▶ [PROVIDED ENTRIES]:
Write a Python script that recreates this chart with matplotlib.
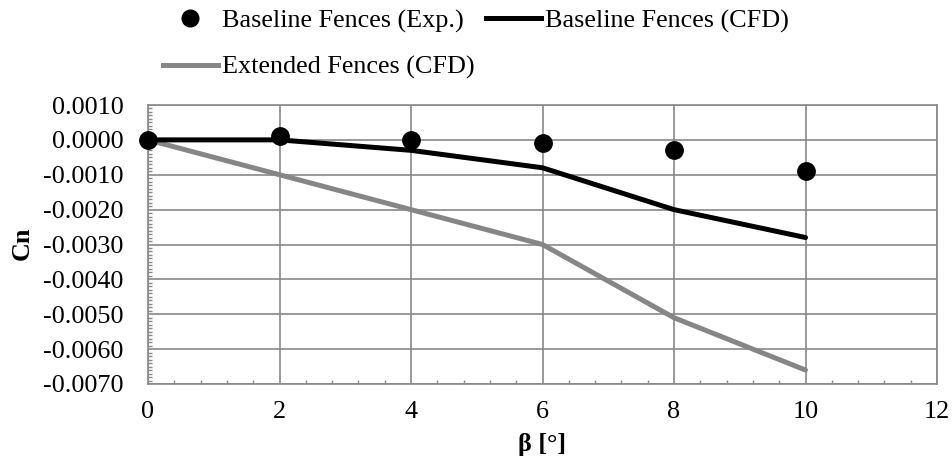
import matplotlib
matplotlib.use("Agg")
import matplotlib.pyplot as plt
from matplotlib.ticker import MultipleLocator, FuncFormatter
from matplotlib.lines import Line2D

plt.rcParams['font.family'] = ['Liberation Serif', 'DejaVu Serif']

beta = [0, 2, 4, 6, 8, 10]
exp_baseline = [0.0000, 0.0001, 0.0000, -0.0001, -0.0003, -0.0009]
cfd_baseline = [0.0000, 0.0000, -0.0003, -0.0008, -0.0020, -0.0028]
cfd_extended = [0.0000, -0.0010, -0.0020, -0.0030, -0.0051, -0.0066]

labels = ["Baseline Fences (Exp.)", "Baseline Fences (CFD)", "Extended Fences (CFD)"]

grid_c = '#898989'
FS = 18.8

fig = plt.figure(figsize=(9.52, 4.63), dpi=100)
ax = fig.add_axes([148/952, 1-384/463, (937-148)/952, (384-105)/463])

ax.plot(beta, cfd_extended, color='#868686', lw=3.6, solid_capstyle='round', zorder=3)
ax.plot(beta, cfd_baseline, color='black', lw=3.6, solid_capstyle='round', zorder=4)
ax.plot(beta, exp_baseline, 'o', color='black', ms=12.5, zorder=5, clip_on=False)

ax.set_xlim(0, 12)
ax.set_ylim(-0.007, 0.001)
ax.xaxis.set_major_locator(MultipleLocator(2))
ax.xaxis.set_minor_locator(MultipleLocator(0.4))
ax.yaxis.set_major_locator(MultipleLocator(0.001))
ax.yaxis.set_minor_locator(MultipleLocator(0.0001))
ax.yaxis.set_major_formatter(FuncFormatter(lambda v, p: "{:.4f}".format(v + 0.0)))
ax.grid(True, which='major', color=grid_c, lw=1.2, zorder=0)
ax.set_axisbelow(True)
for s in ax.spines.values():
    s.set_color(grid_c)
    s.set_linewidth(1.2)
ax.tick_params(which='major', length=0, labelsize=FS, colors='black')
ax.tick_params(which='minor', direction='in', length=3, color=grid_c, width=1)
ax.tick_params(axis='y', which='major', pad=17.5)
ax.tick_params(axis='x', which='major', pad=12)

fig.text(22/952, 1-243/463, "Cn", rotation=90, ha='center', va='center',
         fontsize=FS, fontweight='bold')
fig.text(542.5/952, 1-444/463, "β [°]", ha='center', va='center',
         fontsize=FS, fontweight='bold')

h_exp = Line2D([], [], marker='o', color='black', ls='none', ms=12)
h_base = Line2D([], [], color='black', lw=3.6)
h_ext = Line2D([], [], color='#868686', lw=3.6)
fig.legend([h_exp, h_ext, h_base], [labels[0], labels[2], labels[1]],
           ncol=2, loc='upper left', bbox_to_anchor=(163/952, 1 - 9/463),
           frameon=False, fontsize=FS, handlelength=2.1, handletextpad=0.15,
           columnspacing=0.45, labelspacing=0.88, borderaxespad=0, borderpad=0)

fig.savefig("out.png", dpi=100)
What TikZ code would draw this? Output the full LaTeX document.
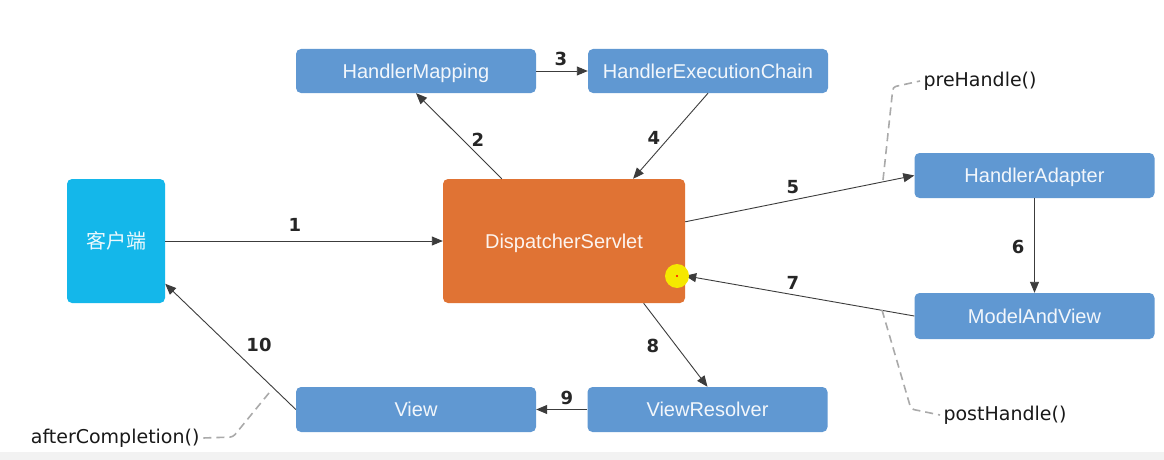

▶ [EXERCISE]:
Repeat word for word the lines above, from the first entry through the line containing "ms=12.5, zorder=5, clip_on=False)", with both ends kept and the pictures dropped.

▶ [THE RESULT]:
Write a Python script that recreates this chart with matplotlib.
import matplotlib
matplotlib.use("Agg")
import matplotlib.pyplot as plt
from matplotlib.ticker import MultipleLocator, FuncFormatter
from matplotlib.lines import Line2D

plt.rcParams['font.family'] = ['Liberation Serif', 'DejaVu Serif']

beta = [0, 2, 4, 6, 8, 10]
exp_baseline = [0.0000, 0.0001, 0.0000, -0.0001, -0.0003, -0.0009]
cfd_baseline = [0.0000, 0.0000, -0.0003, -0.0008, -0.0020, -0.0028]
cfd_extended = [0.0000, -0.0010, -0.0020, -0.0030, -0.0051, -0.0066]

labels = ["Baseline Fences (Exp.)", "Baseline Fences (CFD)", "Extended Fences (CFD)"]

grid_c = '#898989'
FS = 18.8

fig = plt.figure(figsize=(9.52, 4.63), dpi=100)
ax = fig.add_axes([148/952, 1-384/463, (937-148)/952, (384-105)/463])

ax.plot(beta, cfd_extended, color='#868686', lw=3.6, solid_capstyle='round', zorder=3)
ax.plot(beta, cfd_baseline, color='black', lw=3.6, solid_capstyle='round', zorder=4)
ax.plot(beta, exp_baseline, 'o', color='black', ms=12.5, zorder=5, clip_on=False)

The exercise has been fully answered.